What he is doing these days is reinventing, not only himself, but also the discombobulated world of UFO research. The business face of that effort is an ever-changing lineup of merchandise: space-themed T-shirts, for instance, but also books.

Sekret Machines is the first of six books already in the works, and there are hints of more grandiose ambitions – a full-length animated film, for instance. The overall theme is something akin to rock and roll meets the men in black.

Delonge made a fortune as co-founder and front man for Blink-182, the irreverent punk band that sold millions of records and is still touring, but without Delonge. He left last year to pursue, of all things, UFOs.

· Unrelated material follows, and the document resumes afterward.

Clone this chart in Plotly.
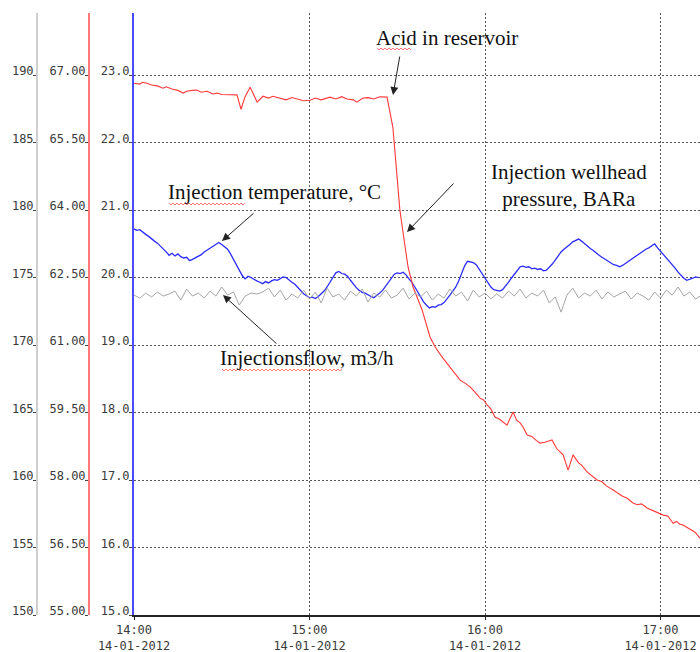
import pandas as pd
import plotly.graph_objects as go

START = pd.Timestamp("2012-01-14 14:00")

# Injection flow, m3/h (grey, outer axis) - minutes after 14:00
flow_minutes = list(range(0, 196, 2))
flow_m3h = [173.70, 173.48, 173.85, 173.56, 173.93, 173.63, 173.78, 174.00, 173.33, 174.15,
            173.63, 173.85, 173.48, 174.00, 173.63, 174.30, 173.70, 173.93, 172.96, 173.63,
            173.85, 173.78, 173.93, 174.22, 173.56, 174.07, 173.33, 173.78, 173.48, 174.07,
            173.41, 173.93, 173.11, 174.22, 173.56, 173.78, 173.33, 174.00, 173.63, 174.15,
            173.19, 173.85, 173.56, 174.07, 173.48, 173.70, 174.22, 173.41, 173.85, 173.56,
            174.00, 173.33, 173.78, 173.48, 174.15, 173.63, 173.93, 173.26, 174.07, 173.56,
            173.85, 173.41, 173.78, 173.48, 174.00, 173.63, 174.15, 173.48, 173.85, 173.63,
            174.07, 173.11, 173.56, 172.44, 173.70, 174.22, 173.48, 173.85, 173.63, 174.07,
            173.41, 173.93, 173.56, 173.78, 174.00, 173.41, 173.85, 173.63, 173.33, 173.93,
            173.48, 174.07, 173.70, 174.30, 173.63, 173.93, 173.41, 173.70]

# Injection temperature, °C (blue axis) - one reading per minute
temp_minutes = list(range(0, 194))
temp_c = [20.72, 20.70, 20.71, 20.67, 20.64, 20.61, 20.57, 20.54, 20.51, 20.47,
          20.42, 20.38, 20.33, 20.36, 20.32, 20.35, 20.31, 20.29, 20.30, 20.25,
          20.27, 20.29, 20.31, 20.34, 20.38, 20.41, 20.44, 20.47, 20.50, 20.52,
          20.49, 20.46, 20.42, 20.35, 20.27, 20.18, 20.10, 20.03, 19.98, 20.02,
          20.00, 19.97, 19.95, 19.93, 19.91, 19.94, 19.92, 19.95, 19.97, 19.96,
          19.99, 20.01, 20.00, 19.96, 19.93, 19.90, 19.85, 19.80, 19.76, 19.73,
          19.70, 19.71, 19.69, 19.72, 19.76, 19.80, 19.86, 19.93, 20.00, 20.07,
          20.09, 20.06, 20.05, 20.02, 19.96, 19.90, 19.85, 19.81, 19.78, 19.77,
          19.74, 19.72, 19.70, 19.73, 19.77, 19.81, 19.87, 19.93, 20.00, 20.05,
          20.07, 20.06, 20.08, 20.04, 19.98, 19.93, 19.86, 19.78, 19.70, 19.64,
          19.59, 19.55, 19.57, 19.56, 19.59, 19.60, 19.63, 19.68, 19.74, 19.80,
          19.86, 19.95, 20.06, 20.17, 20.24, 20.23, 20.22, 20.19, 20.12, 20.06,
          20.00, 19.93, 19.86, 19.82, 19.81, 19.80, 19.82, 19.87, 19.93, 19.99,
          20.05, 20.11, 20.16, 20.17, 20.15, 20.16, 20.13, 20.14, 20.12, 20.13,
          20.10, 20.11, 20.15, 20.20, 20.26, 20.32, 20.38, 20.42, 20.45, 20.49,
          20.53, 20.55, 20.57, 20.54, 20.50, 20.46, 20.43, 20.40, 20.36, 20.33,
          20.30, 20.27, 20.25, 20.22, 20.19, 20.18, 20.16, 20.18, 20.21, 20.24,
          20.28, 20.31, 20.34, 20.37, 20.39, 20.42, 20.44, 20.47, 20.50, 20.44,
          20.39, 20.35, 20.30, 20.25, 20.20, 20.14, 20.08, 20.03, 19.99, 19.96,
          19.97, 19.99, 20.01, 20.00]

# Injection wellhead pressure, BARa (red axis)
press_minutes = [0, 2, 3, 4.4, 6, 8, 9.9, 11, 13, 15, 16.8, 18, 20, 21.5, 23, 25, 27, 28.4, 30,
                 32.8, 35.2, 36.6, 37.9, 39.7, 41, 42.1, 44.1, 46, 47.5, 49.9, 52, 54, 55.7, 58,
                 60.2, 62, 64, 67.0, 69, 71, 72.8, 75, 76.2, 78.3, 80, 82, 84, 85.8, 86.5, 88.5,
                 90.9, 92.0, 93.7, 95.4, 98.5, 101.2, 103, 105.6, 108, 110, 111.5, 113, 114.9,
                 116.5, 118.3, 119.5, 120.7, 122, 123.4, 125, 127.5, 129.6, 130.8, 132.0, 133,
                 134.4, 136, 137.5, 138.8, 140.5, 142.9, 144.5, 146.7, 148.4, 150.1, 152, 153,
                 154.9, 156.5, 158.3, 160, 161.5, 163.8, 165.5, 167, 168.5, 170.6, 172, 173.5,
                 175.4, 177, 179, 180.9, 182.5, 184.3, 185.5, 186.5, 187.7, 189.5, 191.8, 193.5]
press_bara = [66.82, 66.80, 66.84, 66.82, 66.78, 66.76, 66.71, 66.74, 66.69, 66.66, 66.60,
              66.64, 66.66, 66.67, 66.62, 66.64, 66.58, 66.60, 66.57, 66.56, 66.56, 66.24,
              66.51, 66.73, 66.55, 66.40, 66.53, 66.49, 66.53, 66.49, 66.45, 66.50, 66.47,
              66.43, 66.44, 66.49, 66.45, 66.51, 66.47, 66.52, 66.47, 66.45, 66.40, 66.49,
              66.50, 66.47, 66.52, 66.51, 66.51, 65.84, 64.00, 63.49, 62.73, 62.29, 61.78,
              61.18, 60.95, 60.71, 60.50, 60.33, 60.22, 60.16, 60.07, 59.96, 59.82, 59.78,
              59.67, 59.58, 59.40, 59.35, 59.22, 59.51, 59.33, 59.27, 59.18, 59.00, 58.97,
              58.88, 58.82, 58.84, 58.89, 58.70, 58.56, 58.22, 58.56, 58.38, 58.33, 58.18,
              58.10, 58.00, 57.96, 57.87, 57.78, 57.70, 57.64, 57.60, 57.49, 57.45, 57.47,
              57.38, 57.33, 57.27, 57.22, 57.20, 57.04, 57.08, 57.02, 57.00, 56.93, 56.84,
              56.71]

temp_ticks = [15, 16, 17, 18, 19, 20, 21, 22, 23]
press_ticks = [55.0, 56.5, 58.0, 59.5, 61.0, 62.5, 64.0, 65.5, 67.0]
flow_ticks = [150, 155, 160, 165, 170, 175, 180, 185, 190]


def ts(mins):
    return START + pd.to_timedelta(mins, unit="m")


W, H = 700, 652
L, R, T, B = 134, 700, 13, 615  # plot area in px

fig = go.Figure()
fig.add_trace(go.Scatter(x=ts(flow_minutes), y=flow_m3h, yaxis="y3", mode="lines",
                         line=dict(color="#a6a6a6", width=1), hoverinfo="skip"))
fig.add_trace(go.Scatter(x=ts(temp_minutes), y=temp_c, yaxis="y", mode="lines",
                         line=dict(color="#2b2bff", width=1.3), hoverinfo="skip"))
fig.add_trace(go.Scatter(x=ts(press_minutes), y=press_bara, yaxis="y2", mode="lines",
                         line=dict(color="#ff3838", width=1.1), hoverinfo="skip"))

tickfont = dict(family="DejaVu Sans Mono", size=12, color="#3a3a3a")
span = 8.92  # visible units of the blue axis above 15.0

common_y = dict(showline=True, linewidth=2, ticks="outside", ticklen=3, tickwidth=1,
                tickcolor="#444", tickfont=tickfont, zeroline=False, fixedrange=True,
                ticklabelshift=-4, ticklabelstandoff=-3, automargin=False)

fig.update_layout(
    width=W, height=H,
    margin=dict(l=0, r=0, t=T, b=H - B, autoexpand=False),
    plot_bgcolor="white", paper_bgcolor="white",
    showlegend=False,
    xaxis=dict(domain=[L / W, 1], type="date",
               range=[START, ts(193.5)],
               dtick=3600000, tick0=START, tickformat="%H:%M<br>%d-%m-%Y",
               showgrid=True, gridcolor="#555", griddash="2px,2px", gridwidth=1,
               showline=True, linecolor="#222", linewidth=1.5,
               ticks="outside", ticklen=3, tickcolor="#222",
               tickfont=tickfont, zeroline=False, automargin=False, fixedrange=True),
    yaxis=dict(range=[15, 15 + span], tickvals=temp_ticks,
               ticktext=[f"{v:.1f}" for v in temp_ticks],
               linecolor="#4b4bff", showgrid=True, gridcolor="#555",
               griddash="2px,2px", gridwidth=1, anchor="x", side="left", **common_y),
    yaxis2=dict(range=[55, 55 + span * 1.5], tickvals=press_ticks,
                ticktext=[f"{v:.2f}" for v in press_ticks],
                linecolor="#ff7a7a", showgrid=False, overlaying="y",
                anchor="free", position=89 / W, side="left", **common_y),
    yaxis3=dict(range=[150, 150 + span * 5], tickvals=flow_ticks,
                ticktext=[str(v) for v in flow_ticks],
                linecolor="#cfcfcf", showgrid=False, overlaying="y",
                anchor="free", position=37 / W, side="left", **common_y),
)


def px2paper(px, py):
    return px / W, (B - py) / (B - T)


labels = [
    ("Acid in reservoir", 447, 38),
    ("Injection wellhead<br>pressure, BARa", 569, 185),
    ("Injection temperature, °C", 274, 192),
    ("Injectionsflow, m3/h", 307, 358),
]
for text, px, py in labels:
    xp, yp = px2paper(px, py)
    fig.add_annotation(text=text, x=xp, y=yp, xref="paper", yref="paper",
                       showarrow=False, xanchor="center", yanchor="middle",
                       font=dict(family="Liberation Serif", size=21, color="#111"))

arrows = [  # tip px, tip py, tail dx, tail dy
    (393, 95, 7, -40),
    (407, 232, 48, -50),
    (222, 241, 33, -29),
    (223, 295, 55, 50),
]
for px, py, ax, ay in arrows:
    xp, yp = px2paper(px, py)
    fig.add_annotation(text="", x=xp, y=yp, xref="paper", yref="paper",
                       ax=ax, ay=ay, axref="pixel", ayref="pixel",
                       showarrow=True, arrowhead=2, arrowsize=1.6, arrowwidth=1,
                       arrowcolor="#222")

# red spell-check squiggles under some words of the annotations
squiggles = [(377, 411, 49), (169, 246, 204), (222, 343, 370)]
for x0, x1, yy in squiggles:
    pts = []
    xx, k = x0, 0
    while xx <= x1:
        xp, yp = px2paper(xx, yy + (1 if k % 2 else -1))
        pts.append(f"{xp:.5f},{yp:.5f}")
        xx += 2
        k += 1
    fig.add_shape(type="path", xref="paper", yref="paper",
                  path="M " + " L ".join(pts),
                  line=dict(color="#ff5050", width=0.8))

fig.write_html("out.html", post_script="document.body.style.margin='0px';",
               config={"displayModeBar": False})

“I didn’t walk off my last show. There was 100,000 people. I didn’t walk off that stage, so I could go chase a monster down a rabbit hole and look like a fool. I’m not an idiot. I’m dealing with something that is much bigger than me and more complex, and is frankly maybe the most important thing I’ve done in my life, even if it sounds like tinfoil hat, little green men, conspiracy theory,” he said.

Delonge is still writing and producing music with his band Angels and Airwaves, but digital albums are just one part of a multimedia assault that includes films, documentaries and books – all focused on a central theme.

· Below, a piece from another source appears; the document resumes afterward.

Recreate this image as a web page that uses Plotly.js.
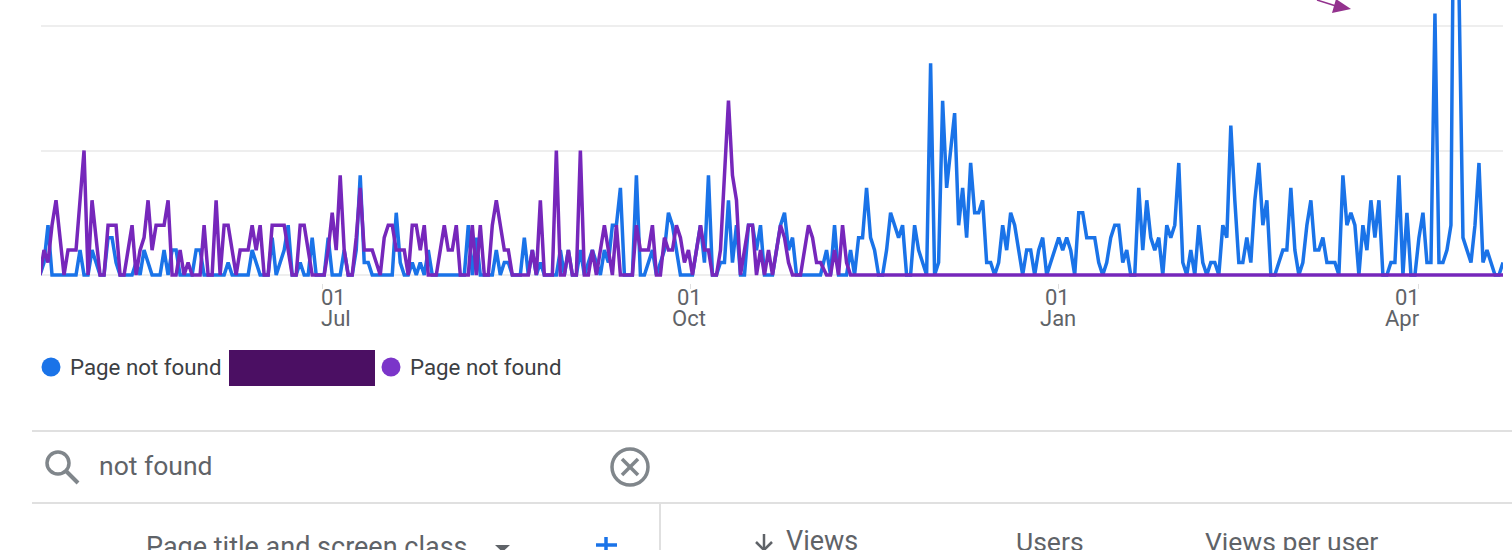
<!DOCTYPE html>
<html><head><meta charset="utf-8">
<script src="https://cdn.plot.ly/plotly-3.0.1.min.js"></script>
<style>html,body{margin:0;padding:0;background:#fff;overflow:hidden}#c{width:1512px;height:550px}</style>
</head><body><div id="c"></div><script>
const startDate = "2022-04-22";
const seriesName = "Page not found";
const blueViews = [
0,1,4,0,0,0,0,0,0,0, 2,0,0,2,1,0,0,3,3,1, 0,0,0,0,1,0,2,1,0,0, 0,2,0,2,2,0,0,0,0,2,
2,0,0,0,0,0,0,1,0,0, 0,0,0,2,1,0,0,0,3,0, 1,2,4,0,0,1,0,0,3,0, 0,0,3,0,0,0,2,0,0,2,
8,1,1,0,0,0,0,0,0,5, 1,0,0,1,0,1,0,2,0,0, 0,0,0,0,0,0,0,4,0,3, 0,0,0,0,2,0,1,1,0,0,
0,3,0,2,0,1,0,0,0,0, 2,0,2,0,0,2,0,1,2,1, 0,2,1,4,4,7,0,0,0,8, 0,0,1,2,0,1,2,5,4,2,
0,0,0,0,2,4,1,8,0,0, 1,1,6,1,4,0,0,4,4,2, 4,0,0,0,2,4,5,2,3,0, 0,0,0,0,0,0,2,0,4,0,
0,0,2,0,3,3,7,3,2,0, 0,2,5,4,3,4,0,0,4,2, 1,0,17,0,1,14,7,10,13,4, 7,3,9,5,5,6,1,1,0,1,
4,2,5,4,2,0,2,2,0,2, 3,0,1,2,3,2,3,2,0,5, 5,3,3,3,1,0,1,3,4,4, 1,2,0,0,7,2,6,3,2,3,
0,4,3,4,9,1,0,2,0,4, 1,0,1,1,0,4,3,12,6,1, 1,3,1,6,9,4,6,0,0,1, 2,2,7,2,0,1,4,6,2,2,
3,1,1,1,0,8,4,5,4,0, 4,2,6,3,6,0,0,1,1,8, 0,5,0,0,3,5,1,1,21,1, 1,2,4,45,23,3,2,1,4,9,
1,2,1,0,0,1];
const purpleViews = [
0,2,1,4,6,3,0,2,2,2, 6,10,0,6,3,0,0,4,4,4, 0,0,2,4,0,2,3,6,2,4, 4,4,6,0,0,2,0,1,0,0,
0,4,0,0,6,0,4,4,2,0, 2,2,2,4,2,4,0,0,4,4, 4,4,2,0,0,4,4,2,0,0, 0,0,2,5,2,8,2,0,0,3,
7,2,2,2,1,0,3,4,4,2, 2,2,0,4,4,2,4,0,0,0, 2,4,2,2,4,0,0,0,4,0, 4,0,0,4,6,4,2,2,0,0,
0,0,0,2,0,6,0,0,0,10, 0,0,2,0,0,10,0,0,2,0, 2,4,2,0,4,0,0,0,0,4, 2,2,2,4,0,0,3,2,2,4,
3,1,2,0,2,4,2,2,0,0, 2,8,14,8,6,0,2,4,4,0, 2,0,2,0,2,4,3,1,0,0, 0,2,4,3,1,1,0,0,2,0,
4,1,0,0,0,0,0,0,0,0, 0,0,0,0,0,0,0,0,0,0, 0,0,0,0,0,0,0,0,0,0, 0,0,0,0,0,0,0,0,0,0,
0,0,0,0,0,0,0,0,0,0, 0,0,0,0,0,0,0,0,0,0, 0,0,0,0,0,0,0,0,0,0, 0,0,0,0,0,0,0,0,0,0,
0,0,0,0,0,0,0,0,0,0, 0,0,0,0,0,0,0,0,0,0, 0,0,0,0,0,0,0,0,0,0, 0,0,0,0,0,0,0,0,0,0,
0,0,0,0,0,0,0,0,0,0, 0,0,0,0,0,0,0,0,0,0, 0,0,0,0,0,0,0,0,0,0, 0,0,0,0,0,0,0,0,0,0,
0,0,0,0,0,0];
const tickDates = ["2022-07-01","2022-10-01","2023-01-01","2023-04-01"];
const tickDays = ["01","01","01","01"];
const tickMonths = ["Jul","Oct","Jan","Apr"];
const tickAnchors = ["left","center","center","right"];
const yGrid = [0,10,20];
const headers = ["Page title and screen class","Views","Users","Views per user"];
const searchText = "not found";

// The screenshot's early days sit half a day left of the later ones.
const dates = blueViews.map((_, i) => {
  const d = new Date(Date.parse(startDate + "T00:00:00Z") + i * 864e5 - (i < 196 ? 432e5 : 0));
  return d.toISOString().slice(0, 16).replace("T", " ");
});

const W = 1512, H = 550, ML = 41, MR = 9, MT = 0, PB = 283;
const px = x => (x - ML) / (W - ML - MR);
const py = y => 1 - (y - MT) / (PB - MT);
const FONT = "Roboto, Arial, sans-serif";

function label(x, y, text, size, color, anchor) {
  return {xref: "paper", yref: "paper", x: px(x), y: py(y), text, showarrow: false,
    xanchor: anchor || "left", yanchor: "middle", align: anchor || "left",
    font: {family: FONT, size, color}};
}
function line(x0, y0, x1, y1, color, width) {
  return {type: "line", xref: "paper", yref: "paper", x0: px(x0), y0: py(y0), x1: px(x1), y1: py(y1),
    line: {color, width}, layer: "above"};
}
function circle(cx, cy, r, fill, stroke, sw) {
  return {type: "circle", xref: "paper", yref: "paper", x0: px(cx - r), x1: px(cx + r), y0: py(cy + r), y1: py(cy - r),
    fillcolor: fill, line: {color: stroke || fill, width: sw || 0}, layer: "above"};
}
function poly(points, color) {
  const path = points.map((p, i) => (i ? "L" : "M") + px(p[0]) + "," + py(p[1])).join(" ") + " Z";
  return {type: "path", xref: "paper", yref: "paper", path, fillcolor: color, line: {color, width: 0}, layer: "above"};
}

const traces = [
  {x: dates, y: blueViews, name: seriesName, type: "scatter", mode: "lines", line: {color: "#1a73e8", width: 3.5, shape: "linear"}},
  {x: dates, y: purpleViews, name: seriesName, type: "scatter", mode: "lines", line: {color: "#7627bb", width: 3.5, shape: "linear"}}
];

const anchorShift = {left: -3, center: -1, right: 3};
const annotations = [];
tickDates.forEach((d, i) => {
  const a = tickAnchors[i];
  annotations.push({xref: "x", yref: "paper", x: d, y: py(297), text: tickDays[i], showarrow: false,
    xanchor: a, yanchor: "middle", xshift: anchorShift[a], font: {family: FONT, size: 22, color: "#5f6368"}});
  annotations.push({xref: "x", yref: "paper", x: d, y: py(318), text: tickMonths[i], showarrow: false,
    xanchor: a, yanchor: "middle", xshift: anchorShift[a], font: {family: FONT, size: 22, color: "#5f6368"}});
});
annotations.push(
  label(68, 367, seriesName, 22.3, "#3c4043"),
  label(408, 367, seriesName, 22.3, "#3c4043"),
  label(97, 465, searchText, 26.5, "#5f6368"),
  label(144, 547, headers[0], 27, "#5f6368"),
  label(784, 541, headers[1], 27, "#5f6368"),
  label(1014, 541, headers[2], 26.5, "#5f6368"),
  label(1203, 541, headers[3], 26.5, "#5f6368")
);

const shapes = [
  // annotation arrow in the top of the screenshot
  line(1317, 0, 1336, 6, "#93328e", 1.5),
  poly([[1336, -1], [1351, 9], [1332, 13]], "#93328e"),
  // legend
  circle(51, 367, 9.5, "#1a73e8"),
  circle(391, 367, 9.5, "#7b35c9"),
  {type: "rect", xref: "paper", yref: "paper", x0: px(229), x1: px(375), y0: py(386), y1: py(350),
    fillcolor: "#4b0f63", line: {width: 0}, layer: "above"},
  // table rules
  line(32, 431, 1512, 431, "#e0e0e0", 2),
  line(32, 503, 1512, 503, "#e0e0e0", 2),
  line(660, 503, 660, 550, "#e0e0e0", 2),
  // search icon
  circle(58, 463, 11, "rgba(0,0,0,0)", "#80868b", 3.5),
  line(66, 471, 78, 483, "#80868b", 4),
  // clear icon
  circle(630, 467, 18, "rgba(0,0,0,0)", "#80868b", 3.5),
  line(622, 459, 638, 475, "#80868b", 3.5),
  line(638, 459, 622, 475, "#80868b", 3.5),
  // header controls
  poly([[495, 545], [510, 545], [502.5, 552]], "#5f6368"),
  line(606, 537, 606, 552, "#1a73e8", 3.5),
  line(596, 545, 617, 545, "#1a73e8", 3.5),
  line(764, 534, 764, 550, "#5f6368", 2.5),
  line(756, 542, 764, 550, "#5f6368", 2.5),
  line(772, 542, 764, 550, "#5f6368", 2.5)
];

Plotly.newPlot("c", traces, {
  width: W, height: H,
  margin: {l: ML, r: MR, t: MT, b: H - PB, pad: 0},
  paper_bgcolor: "#fff", plot_bgcolor: "#fff",
  showlegend: false,
  font: {family: FONT},
  xaxis: {type: "date", range: ["2022-04-21 18:00", "2023-04-22 00:00"], showgrid: false, zeroline: false,
    showline: false, tickmode: "array", tickvals: tickDates, ticktext: tickDates.map(() => ""),
    ticks: "outside", ticklen: 5, tickcolor: "#e0e0e0", tickwidth: 1, showticklabels: false},
  yaxis: {range: [-0.643, 22.09], tickmode: "array", tickvals: yGrid, showticklabels: false, ticks: "",
    showgrid: true, gridcolor: "#eeeeee", gridwidth: 2, zeroline: false, showline: false},
  annotations, shapes
}, {staticPlot: true, displayModeBar: false});
</script></body></html>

“The theme is there’s a lot of flying saucers in this place,” he said.

He’s invested in state-of-the-art production equipment, hired a string of best-selling authors and has been meeting behind the scenes with the biggest names in Hollywood. Delonge wants his company to become the Disney of UFOs.

“The biggest works of art are when an artist really takes a risk to do something,” he said. “This entire operation is a big gamble. We’ve never published books before, never made films before.”

“This is a quest, an absolute quest. I haven’t made any money off this. Right now, it’s so new,” he said.

Parallel to the business venture, he’s launched a cloak and dagger effort to pierce the smoke and mirrors surrounding UFOs, using his celebrity status as an entry point to speak directly to the keepers of the secret.

He started with defense contractors who have operated for decades at Nevada’s Area 51 military base. Later, he met with high ranking military officials. Delonge says they have opened up about the otherwise off-limits subject of UFOs.

“I think they really want us to know. I really do think they do. I feel at this point it’s going to be a tough thing to swallow for people, and I think there are elements about it that people are not ready for,” he said.

Hard as it is to believe, Ddelonge really has been meeting with this group of deep-throat type advisors in sensitive positions. He has given the I-Team sort of a front row seat to the story as it has unfolded, including some of the eye-popping things they have passed along to him for the purpose of disseminating it to the public.